_WHAT IS EXPECTED_: Find the string "script" in the data, then copy every line where it is found.

Records from a data collection
>> Begin

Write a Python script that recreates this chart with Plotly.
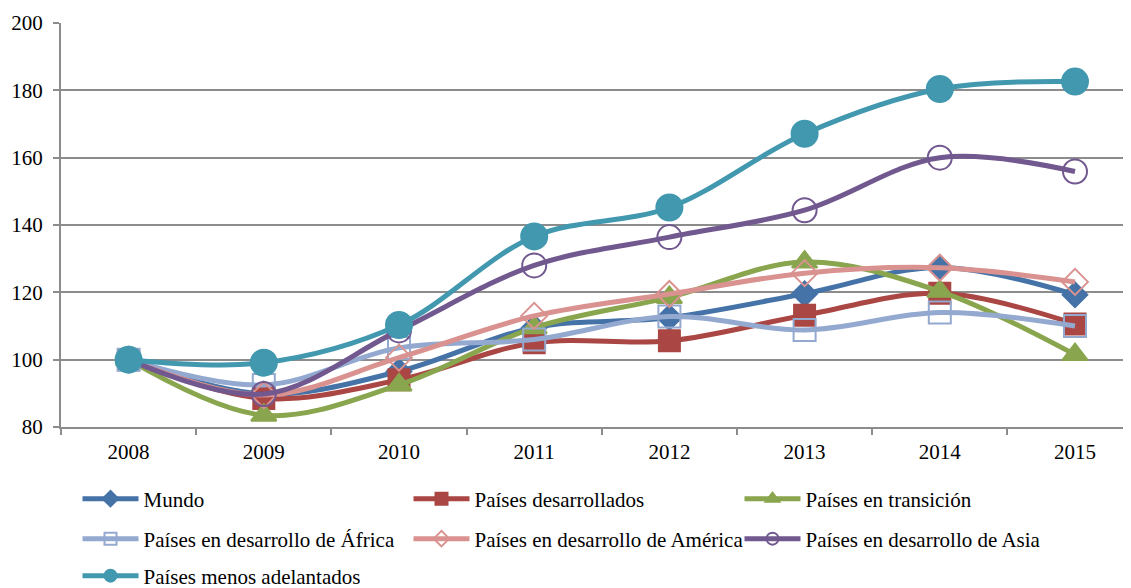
import plotly.graph_objects as go

years = ["2008", "2009", "2010", "2011", "2012", "2013", "2014", "2015"]
mundo = [100, 89.8, 96.5, 109.5, 112.5, 119.6, 127.4, 119.3]
desarrollados = [100, 88.5, 94, 105, 105.6, 113.2, 119.7, 110.6]
transicion = [100, 83.5, 92.5, 109.5, 118.5, 129, 120.3, 101.5]
africa = [100, 92.5, 103.5, 106, 112.8, 108.8, 114, 110]
america = [100, 89.5, 100.6, 113, 119.5, 125.7, 127.3, 123.1]
asia = [100, 89.8, 108.7, 128, 136.4, 144.4, 160, 155.9]
menos = [100, 99.1, 110.3, 136.6, 145.2, 167.1, 180.4, 182.6]

names = ["Mundo", "Países desarrollados", "Países en transición",
         "Países en desarrollo de África", "Países en desarrollo de América",
         "Países en desarrollo de Asia", "Países menos adelantados"]
series = [mundo, desarrollados, transicion, africa, america, asia, menos]
colors = ["#4572A7", "#AA4643", "#89A54E", "#93A9CF", "#D9928F", "#71588F", "#4198AF"]
symbols = ["diamond", "square", "triangle-up", "square-open", "diamond-open", "circle-open", "circle"]
sizes = [19, 21, 22, 22, 20, 24, 26]
legend_ids = ["legend", "legend", "legend", "legend2", "legend2", "legend2", "legend3"]

xs = list(range(len(years)))

fig = go.Figure()
for name, vals, c, sym, sz, lg in zip(names, series, colors, symbols, sizes, legend_ids):
    fig.add_trace(go.Scatter(
        x=xs, y=vals, name=name, mode="lines+markers",
        line=dict(color=c, width=5, shape="spline", smoothing=1),
        marker=dict(symbol=sym, size=sz, color=c,
                    line=dict(color=c, width=2)),
        legend=lg,
    ))

font = dict(family="Liberation Serif, Times New Roman, serif", size=21, color="#000000")
grid = "#8C8C8C"

# page offset of the figure (default body margin) is 8px
W, H = 1123, 580
L, T, B = 53, 15, 161
PLOT_W = W - L
PLOT_H = H - T - B

leg_common = dict(orientation="h", xanchor="left", yanchor="middle",
                  entrywidth=260, entrywidthmode="pixels", itemwidth=56,
                  itemsizing="constant",
                  font=font, bgcolor="rgba(0,0,0,0)", itemclick=False)
lx = (69.5 - L) / PLOT_W

def ly(page_y):
    fy = page_y - 8
    return (T + PLOT_H - fy) / PLOT_H

fig.update_layout(
    width=W, height=H,
    margin=dict(l=L, r=0, t=T, b=B, autoexpand=False),
    paper_bgcolor="white", plot_bgcolor="white",
    font=font,
    showlegend=True,
    legend=dict(x=lx, y=ly(499), **leg_common),
    legend2=dict(x=lx, y=ly(539), **leg_common),
    legend3=dict(x=lx, y=ly(576), **leg_common),
    xaxis=dict(
        range=[-0.5, -0.5 + PLOT_W / 135.2], tickmode="array", tickvals=xs, ticktext=years,
        ticks="", showgrid=False, zeroline=False, automargin=False,
        showline=True, linecolor=grid, linewidth=2,
        tickfont=font, ticklabelstandoff=5,
        minor=dict(tickmode="array", tickvals=[i + 0.5 for i in range(-1, 8)],
                   ticks="outside", ticklen=6, tickcolor=grid, tickwidth=2, showgrid=False),
    ),
    yaxis=dict(
        range=[80, 200], tickmode="linear", tick0=80, dtick=20,
        showgrid=True, gridcolor=grid, gridwidth=2, zeroline=False, automargin=False,
        showline=True, linecolor=grid, linewidth=2,
        ticks="outside", ticklen=6, tickcolor=grid, tickwidth=2,
        tickfont=font, ticklabelstandoff=6,
    ),
)

fig.write_html("out.html")
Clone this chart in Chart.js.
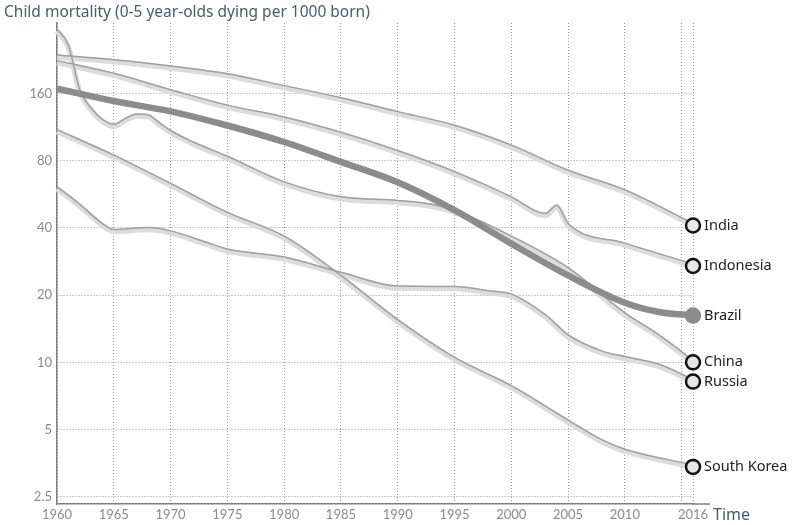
<!DOCTYPE html>
<html>
<head>
<meta charset="utf-8">
<script src="https://cdn.jsdelivr.net/npm/chart.js@4"></script>
<style>
  html, body { margin: 0; padding: 0; background: #fff; }
  canvas { display: block; }
</style>
</head>
<body>
<canvas id="chart" width="795" height="525"></canvas>
<script>
// values (deaths per 1000 born)
const xTicks = [1960, 1965, 1970, 1975, 1980, 1985, 1990, 1995, 2000, 2005, 2010, 2015, 2016];
const yTicks = [2.5, 5, 10, 20, 40, 80, 160];

const indiaYears = [1960, 1965, 1970, 1975, 1980, 1985, 1990, 1995, 2000, 2005, 2010, 2016];
const indiaVals  = [233, 222, 208, 192, 170, 150, 130, 113, 92, 71, 58, 41];

const indonesiaYears = [1960, 1965, 1970, 1975, 1980, 1985, 1990, 1995, 2000, 2003, 2004, 2005, 2010, 2016];
const indonesiaVals  = [220, 193, 163, 139, 123, 105, 87, 70, 54, 45.5, 49.5, 41, 33.5, 27];

const brazilYears = [1960, 1965, 1970, 1975, 1980, 1985, 1990, 1995, 2000, 2005, 2010, 2013, 2016];
const brazilVals  = [168, 148, 133, 115, 97, 79, 64, 48, 34, 24.5, 18.5, 16.8, 16.2];

const chinaYears = [1960, 1961, 1962, 1963, 1964, 1965, 1966, 1967, 1968, 1969, 1970, 1972, 1975, 1980, 1985, 1990, 1993, 1995, 2000, 2005, 2010, 2013, 2016];
const chinaVals  = [305, 258, 163, 135, 120, 114, 121, 127, 126, 116, 107, 95, 82, 63, 54, 52, 50, 47, 36, 26, 16.3, 13, 10];

const russiaYears = [1960, 1962, 1964, 1965, 1968, 1970, 1973, 1975, 1980, 1985, 1990, 1995, 1998, 2000, 2003, 2005, 2008, 2010, 2013, 2016];
const russiaVals  = [60, 50, 41, 38.5, 39.3, 38, 34, 31.5, 29, 24.8, 21.5, 21.4, 20.5, 19.8, 16, 13, 11, 10.4, 9.6, 8.2];

const koreaYears = [1960, 1965, 1970, 1975, 1980, 1985, 1990, 1995, 2000, 2005, 2008, 2010, 2016];
const koreaVals  = [108, 83, 62, 46, 36, 24, 15.2, 10.3, 7.7, 5.4, 4.4, 4.0, 3.4];

const countries = [
    { name: 'India', years: indiaYears, vals: indiaVals },
    { name: 'Indonesia', years: indonesiaYears, vals: indonesiaVals },
    { name: 'Brazil', years: brazilYears, vals: brazilVals, main: true },
    { name: 'China', years: chinaYears, vals: chinaVals },
    { name: 'Russia', years: russiaYears, vals: russiaVals },
    { name: 'South Korea', years: koreaYears, vals: koreaVals }
];

const toPoints = (c) => c.years.map((x, i) => ({ x: x, y: c.vals[i] }));

const datasets = [];
countries.forEach(function (c) {
    if (c.main) {
        datasets.push({
            data: toPoints(c), borderColor: '#8c8c8c', borderWidth: 6.5,
            pointRadius: 0, cubicInterpolationMode: 'monotone', clip: false, order: 2
        });
        return;
    }
    // light band with a darker hairline along its top edge
    datasets.push({
        data: toPoints(c), borderColor: '#dcdcdc', borderWidth: 5.5,
        pointRadius: 0, cubicInterpolationMode: 'monotone', clip: false, order: 4
    });
    datasets.push({
        data: toPoints(c), borderColor: '#a0a0a0', borderWidth: 1.5, shiftY: -2,
        pointRadius: 0, cubicInterpolationMode: 'monotone', clip: false, order: 3
    });
});

const endPoints = countries.map(c => ({ x: c.years[c.years.length - 1], y: c.vals[c.vals.length - 1] }));
datasets.push({
    data: endPoints,
    showLine: false,
    pointRadius: 7,
    pointBackgroundColor: countries.map(c => c.main ? '#8c8c8c' : '#e6e6e6'),
    pointBorderColor: countries.map(c => c.main ? '#8c8c8c' : '#111'),
    pointBorderWidth: 2.5,
    clip: false,
    order: 1
});

const shiftPlugin = {
    id: 'shift',
    beforeDatasetDraw(chart, args) {
        const ds = chart.data.datasets[args.index];
        if (ds.shiftY) {
            chart.ctx.save();
            chart.ctx.translate(0, ds.shiftY);
        }
    },
    afterDatasetDraw(chart, args) {
        if (chart.data.datasets[args.index].shiftY) chart.ctx.restore();
    }
};

const decorPlugin = {
    id: 'decor',
    afterDraw(chart) {
        const ctx = chart.ctx;
        const area = chart.chartArea;
        ctx.save();
        // x axis runs a bit past the last year
        ctx.strokeStyle = '#808080';
        ctx.lineWidth = 1.5;
        ctx.beginPath();
        ctx.moveTo(area.right - 1, area.bottom);
        ctx.lineTo(area.right + 17, area.bottom);
        ctx.stroke();

        ctx.fillStyle = '#44606e';
        ctx.font = '15.5px "Noto Sans"';
        ctx.textBaseline = 'alphabetic';
        ctx.textAlign = 'left';
        ctx.fillText('Child mortality (0-5 year-olds dying per 1000 born)', 4, 17);

        ctx.font = '16px "Noto Sans"';
        ctx.textBaseline = 'middle';
        ctx.fillText('Time', area.right + 20, area.bottom + 11);

        const meta = chart.getDatasetMeta(chart.data.datasets.length - 1);
        ctx.fillStyle = '#222';
        ctx.font = '14.5px "Noto Sans"';
        meta.data.forEach(function (pt, i) {
            ctx.fillText(countries[i].name, pt.x + 11, pt.y);
        });
        ctx.restore();
    }
};

new Chart(document.getElementById('chart'), {
    type: 'line',
    data: { datasets: datasets },
    plugins: [shiftPlugin, decorPlugin],
    options: {
        responsive: false,
        animation: false,
        layout: { padding: { top: 23, right: 102, left: 0, bottom: 0 } },
        plugins: { legend: { display: false }, tooltip: { enabled: false } },
        scales: {
            x: {
                type: 'linear',
                min: 1960,
                max: 2016,
                afterBuildTicks: (s) => { s.ticks = xTicks.map(v => ({ value: v })); },
                afterFit: (s) => { s.height = 21; },
                ticks: {
                    autoSkip: false, maxRotation: 0, padding: 3,
                    color: '#8a8a8a', font: { family: 'Lato', size: 13 },
                    callback: (v) => v === 2015 ? '' : String(v)
                },
                grid: { color: '#999', drawTicks: false },
                border: { display: true, color: '#808080', width: 1.5, dash: [1, 2] }
            },
            y: {
                type: 'logarithmic',
                min: 2.32,
                max: 331,
                afterBuildTicks: (s) => { s.ticks = yTicks.map(v => ({ value: v })); },
                afterFit: (s) => { s.width = 57; },
                ticks: {
                    padding: 5, color: '#8a8a8a', font: { family: 'Lato', size: 13 },
                    callback: (v) => String(v)
                },
                grid: { color: '#999', drawTicks: false },
                border: { display: true, color: '#808080', width: 1.5, dash: [1, 2] }
            }
        }
    }
});
</script>
</body>
</html>
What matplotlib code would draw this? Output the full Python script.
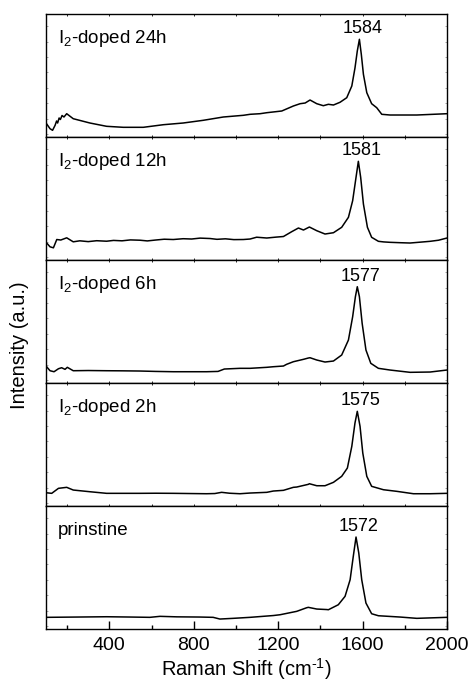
import numpy as np
import matplotlib
matplotlib.use('Agg')
import matplotlib.pyplot as plt
from matplotlib.ticker import MultipleLocator

plt.rcParams['font.family'] = ['Liberation Sans', 'DejaVu Sans']
plt.rcParams['mathtext.fontset'] = 'custom'
plt.rcParams['mathtext.rm'] = 'Liberation Sans'
plt.rcParams['mathtext.it'] = 'Liberation Sans:italic'

# spectra (intensity in arbitrary units)
wn_24h = [100, 119, 131, 143, 150, 155, 162, 168, 176, 185, 198, 229, 308, 387, 466, 561, 656, 750,
          845, 940, 1035, 1067, 1114, 1146, 1217, 1272, 1304, 1328, 1351, 1383, 1414, 1438, 1462,
          1493, 1525, 1549, 1564, 1575, 1585, 1594, 1604, 1620, 1643, 1667, 1691, 1730, 1857, 2000]
int_24h = [14, 8.3, 6.7, 11.7, 16, 14, 19, 17.5, 21.5, 20, 23.3, 18.3, 14, 10.7, 9.7, 9.7, 12.3, 14,
           16.7, 20, 21.7, 22.7, 23.3, 24.3, 26, 31, 33.3, 34, 37, 33.3, 31.3, 32.7, 32,
           34.7, 39.3, 51, 69, 86, 97.7, 82.7, 62.7, 44.3, 33.3, 29.3, 22.7, 22, 22, 23.3]

wn_12h = [100, 119, 135, 151, 170, 198, 229, 260, 300, 340, 387, 420, 460, 500, 545, 580, 620, 660,
          703, 750, 790, 830, 877, 910, 950, 990, 1035, 1067, 1098, 1146, 1190, 1225, 1264, 1296,
          1320, 1348, 1383, 1422, 1462, 1501, 1533, 1553, 1569, 1580, 1591, 1604, 1623, 1643,
          1675, 1700, 1730, 1780, 1825, 1870, 1920, 1960, 2000]
int_12h = [17.8, 13.2, 12.2, 20.5, 20, 22.2, 18.2, 19.2, 18.4, 19.3, 18.8, 19.6, 19.2, 20.1, 19.8,
           19.1, 20, 20.8, 20.5, 21.3, 21, 21.9, 21.5, 20.7, 21.2, 20.4, 20.5, 21, 22.8, 22, 22.9,
           23.5, 28.3, 32, 30, 33, 29.3, 26, 27.3, 32.7, 42.7, 59.3, 82.7, 98.7, 82.7, 56, 32.7,
           22.7, 18.7, 18.1, 17.7, 17.3, 17, 17.8, 18.7, 19.8, 22]

wn_6h = [100, 119, 138, 159, 174, 190, 201, 229, 300, 387, 460, 545, 620, 703, 780, 861, 915, 945,
         1019, 1067, 1146, 1177, 1225, 1240, 1272, 1320, 1343, 1351, 1383, 1422, 1462, 1501, 1533,
         1553, 1566, 1575, 1585, 1598, 1616, 1639, 1675, 1730, 1825, 1920, 2000]
int_6h = [17, 12.3, 11.3, 14.3, 15.3, 13.7, 15.7, 12.3, 12.5, 12.3, 12.2, 12, 11.6, 11.3, 11.3, 11.3,
          11.6, 14, 14.7, 14.7, 15.7, 16.3, 17, 18.7, 21.3, 23.7, 25, 25.3, 23, 21, 22, 28, 43,
          66.3, 86.3, 96.3, 86.3, 59.7, 33, 19.7, 14.7, 13, 10.7, 11, 13]

wn_2h = [100, 127, 159, 198, 229, 308, 387, 460, 545, 620, 703, 780, 861, 900, 932, 970, 1019, 1067,
         1146, 1177, 1225, 1272, 1288, 1343, 1348, 1383, 1422, 1462, 1501, 1528, 1549, 1564, 1575,
         1588, 1601, 1620, 1643, 1699, 1762, 1841, 1920, 2000]
int_2h = [13.3, 12.7, 17.7, 18.7, 16, 14.3, 12.7, 12.7, 12.7, 12.8, 12.7, 12.5, 12.3, 12.5, 13.7,
          12.8, 12.3, 13, 13.7, 15, 15.7, 18.7, 19, 21.7, 22.3, 20.3, 20.3, 23.7, 29.7, 38, 59.7,
          83, 94.7, 79.7, 53, 29.7, 19.7, 16.3, 14.7, 12.3, 12.3, 12.7]

wn_pr = [100, 250, 387, 500, 592, 640, 720, 829, 892, 924, 987, 1067, 1177, 1209, 1288, 1335, 1343,
         1383, 1430, 1438, 1485, 1517, 1541, 1556, 1569, 1582, 1596, 1616, 1643, 1675, 1778, 1857, 2000]
int_pr = [11.7, 12, 12.3, 12, 11.7, 12.7, 12.2, 12, 11.7, 10, 10.7, 11.7, 13.5, 14.3, 17.7, 21.3,
          21.7, 20, 19.5, 19.3, 24.3, 32.7, 49.3, 72.7, 92, 76, 49.3, 26, 15.3, 13.3, 12, 10.7, 11.7]

labels = [r'I$_2$-doped 24h', r'I$_2$-doped 12h', r'I$_2$-doped 6h', r'I$_2$-doped 2h', 'prinstine']
peaks = ['1584', '1581', '1577', '1575', '1572']
spectra = [(wn_24h, int_24h), (wn_12h, int_12h), (wn_6h, int_6h), (wn_2h, int_2h), (wn_pr, int_pr)]

fig, axes = plt.subplots(5, 1, sharex=True, figsize=(4.72, 6.83), dpi=100)
fig.subplots_adjust(left=0.0975, right=0.947, bottom=0.079, top=0.9795, hspace=0)

for i, ax in enumerate(axes):
    x, y = spectra[i]
    ax.plot(x, y, color='black', lw=1.1)
    ax.set_xlim(100, 2000)
    ax.set_ylim(0, 123)
    ax.set_yticks(np.arange(3, 123, 15.4))
    ax.tick_params(axis='y', which='both', direction='in', left=True, right=True,
                   labelleft=False, length=1.5, width=0.5, color='0.5')
    ax.xaxis.set_major_locator(MultipleLocator(400))
    ax.xaxis.set_minor_locator(MultipleLocator(200))
    for s in ax.spines.values():
        s.set_linewidth(1.0)
    ax.text(0.03, 0.765, labels[i], transform=ax.transAxes, fontsize=13.5, va='baseline')
    k = int(np.argmax(y))
    ax.annotate(peaks[i], (x[k], y[k]), xytext=(2, 1.5), textcoords='offset points',
                ha='center', va='bottom', fontsize=13)
    if i < 4:
        ax.tick_params(axis='x', which='both', direction='in', top=True, bottom=True,
                       labelbottom=False, length=1.5, width=0.6)
    else:
        ax.tick_params(axis='x', which='major', direction='in', top=False, bottom=True,
                       length=6, width=1.0, labelsize=14, pad=6)
        ax.tick_params(axis='x', which='minor', direction='in', top=False, bottom=True,
                       length=3, width=1.0)

axes[-1].set_xlabel(r'Raman Shift (cm$^{\text{-1}}$)', fontsize=14.5, labelpad=1)
fig.text(0.042, 0.495, 'Intensity (a.u.)', rotation=90, ha='center', va='center', fontsize=14.5)

fig.savefig('out.png', dpi=100)
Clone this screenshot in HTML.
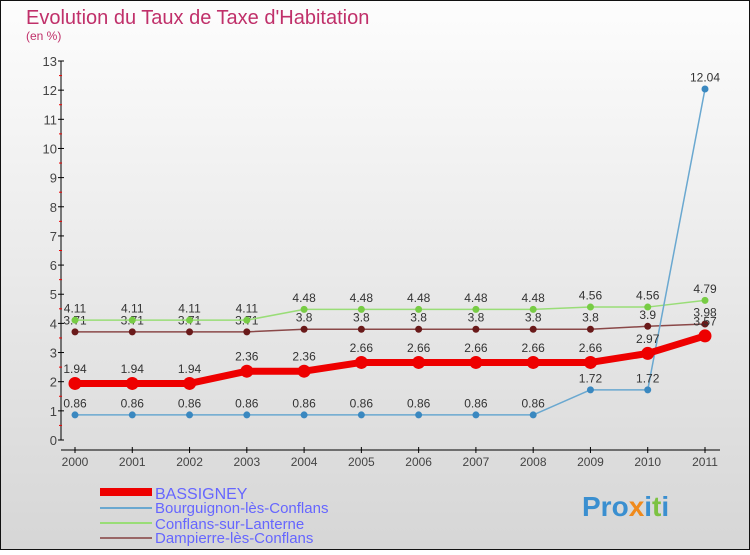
<!DOCTYPE html>
<html><head><meta charset="utf-8"><style>
body{margin:0;}
svg text{font-family:"Liberation Sans",sans-serif;}
</style></head><body>
<svg id="c" width="750" height="550" xmlns="http://www.w3.org/2000/svg">
<defs><linearGradient id="bg" x1="0" y1="0" x2="0" y2="1"><stop offset="0" stop-color="#fdfdfd"/><stop offset="1" stop-color="#d6d6d6"/></linearGradient></defs>
<rect x="0.5" y="0.5" width="749" height="549" fill="url(#bg)" stroke="#111"/>
<text x="26" y="24" font-size="20" fill="#c0306a">Evolution du Taux de Taxe d'Habitation</text>
<text x="26" y="40" font-size="12" fill="#c0306a">(en %)</text>
<g id="axes"></g><g id="series"></g>
<g>
<rect x="100" y="488" width="52" height="8" fill="#ee0000"/>
<text x="155" y="499" font-size="16" fill="#6666ff">BASSIGNEY</text>
<line x1="100" y1="508" x2="152" y2="508" stroke="#6aa8d0" stroke-width="2"/>
<text x="155" y="513" font-size="15" fill="#6666ff">Bourguignon-lès-Conflans</text>
<line x1="100" y1="523" x2="152" y2="523" stroke="#99dd77" stroke-width="2"/>
<text x="155" y="529" font-size="15" fill="#6666ff">Conflans-sur-Lanterne</text>
<line x1="100" y1="538" x2="152" y2="538" stroke="#996666" stroke-width="2"/>
<text x="155" y="543" font-size="15" fill="#6666ff">Dampierre-lès-Conflans</text>
</g>
<g><text x="582" y="516" font-size="28" font-weight="bold" fill="#3a8fd0">Pro<tspan fill="#f08a1c">x</tspan>i<tspan fill="#7cc242">t</tspan>i</text></g>
</svg>
<script>
const years=[2000,2001,2002,2003,2004,2005,2006,2007,2008,2009,2010,2011];
const bassigney=[1.94,1.94,1.94,2.36,2.36,2.66,2.66,2.66,2.66,2.66,2.97,3.57];
const bourguignon=[0.86,0.86,0.86,0.86,0.86,0.86,0.86,0.86,0.86,1.72,1.72,12.04];
const conflans=[4.11,4.11,4.11,4.11,4.48,4.48,4.48,4.48,4.48,4.56,4.56,4.79];
const dampierre=[3.71,3.71,3.71,3.71,3.8,3.8,3.8,3.8,3.8,3.8,3.9,3.98];
const yTicks=[0,1,2,3,4,5,6,7,8,9,10,11,12,13];
const NS="http://www.w3.org/2000/svg";
const X=i=>75+i*(630/(years.length-1));
const Y=v=>440-v*(379/13);
function mk(tag,attrs,parent){const e=document.createElementNS(NS,tag);for(const k in attrs)e.setAttribute(k,attrs[k]);parent.appendChild(e);return e;}
const ax=document.getElementById('axes');
let l=mk('line',{x1:61,y1:Y(13),x2:61,y2:Y(0),stroke:'#000'},ax);


yTicks.forEach(t=>{
 const tk=mk('line',{x1:58,x2:64,y1:Y(t),y2:Y(t),stroke:'#000'},ax);
 
 
 if(t<13){const h=mk('line',{x1:59,x2:62,y1:Y(t+0.5),y2:Y(t+0.5),stroke:'#e00'},ax);
 
 }
 const tx=mk('text',{x:57,y:Y(t)+5,'text-anchor':'end','font-size':13,fill:'#444'},ax);tx.textContent=t;
 
 
});
l=mk('line',{x1:61,y1:450,x2:720,y2:450,stroke:'#000'},ax);


years.forEach((yr,i)=>{
 const tk=mk('line',{x1:X(i),x2:X(i),y1:447,y2:453,stroke:'#000'},ax);
 
 
 const tx=mk('text',{x:X(i),y:466,'text-anchor':'middle','font-size':12,fill:'#444'},ax);tx.textContent=yr;
 
 
});
const sg=document.getElementById('series');
function series(data,name,color,w,r,dot){
 const g=mk('g',{},sg);
 
 
 const pl=mk('polyline',{points:data.map((v,i)=>X(i)+','+Y(v)).join(' '),fill:'none',stroke:color,'stroke-width':w,'stroke-linejoin':'round'},g);
 
 
 data.forEach((v,i)=>{
  const c=mk('circle',{cx:X(i),cy:Y(v),r:r,fill:dot},g);
  
  
  const t=mk('text',{x:X(i),y:Y(v)-(r+4),'text-anchor':'middle','font-size':12,fill:'#333'},g);t.textContent=String(v);
  
  
 });
}
series(dampierre,'dampierre','#8a4848',1.5,3.5,'#6a1a1a');
series(conflans,'conflans','#99dd77',1.5,3.5,'#77cc44');
series(bourguignon,'bourguignon','#6aa8d0',1.5,3.5,'#3a88c0');
series(bassigney,'bassigney','#ee0000',7,6.5,'#ee0000');
</script>
</body></html>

>> End

_TASK SOLUTION_:
Write a Python script that recreates this chart with Plotly.
<script src="https://cdn.jsdelivr.net/npm/chart.js@4"></script>
<script>
</script>
What matplotlib code would draw this? Output the full Python script.
<script>
</script>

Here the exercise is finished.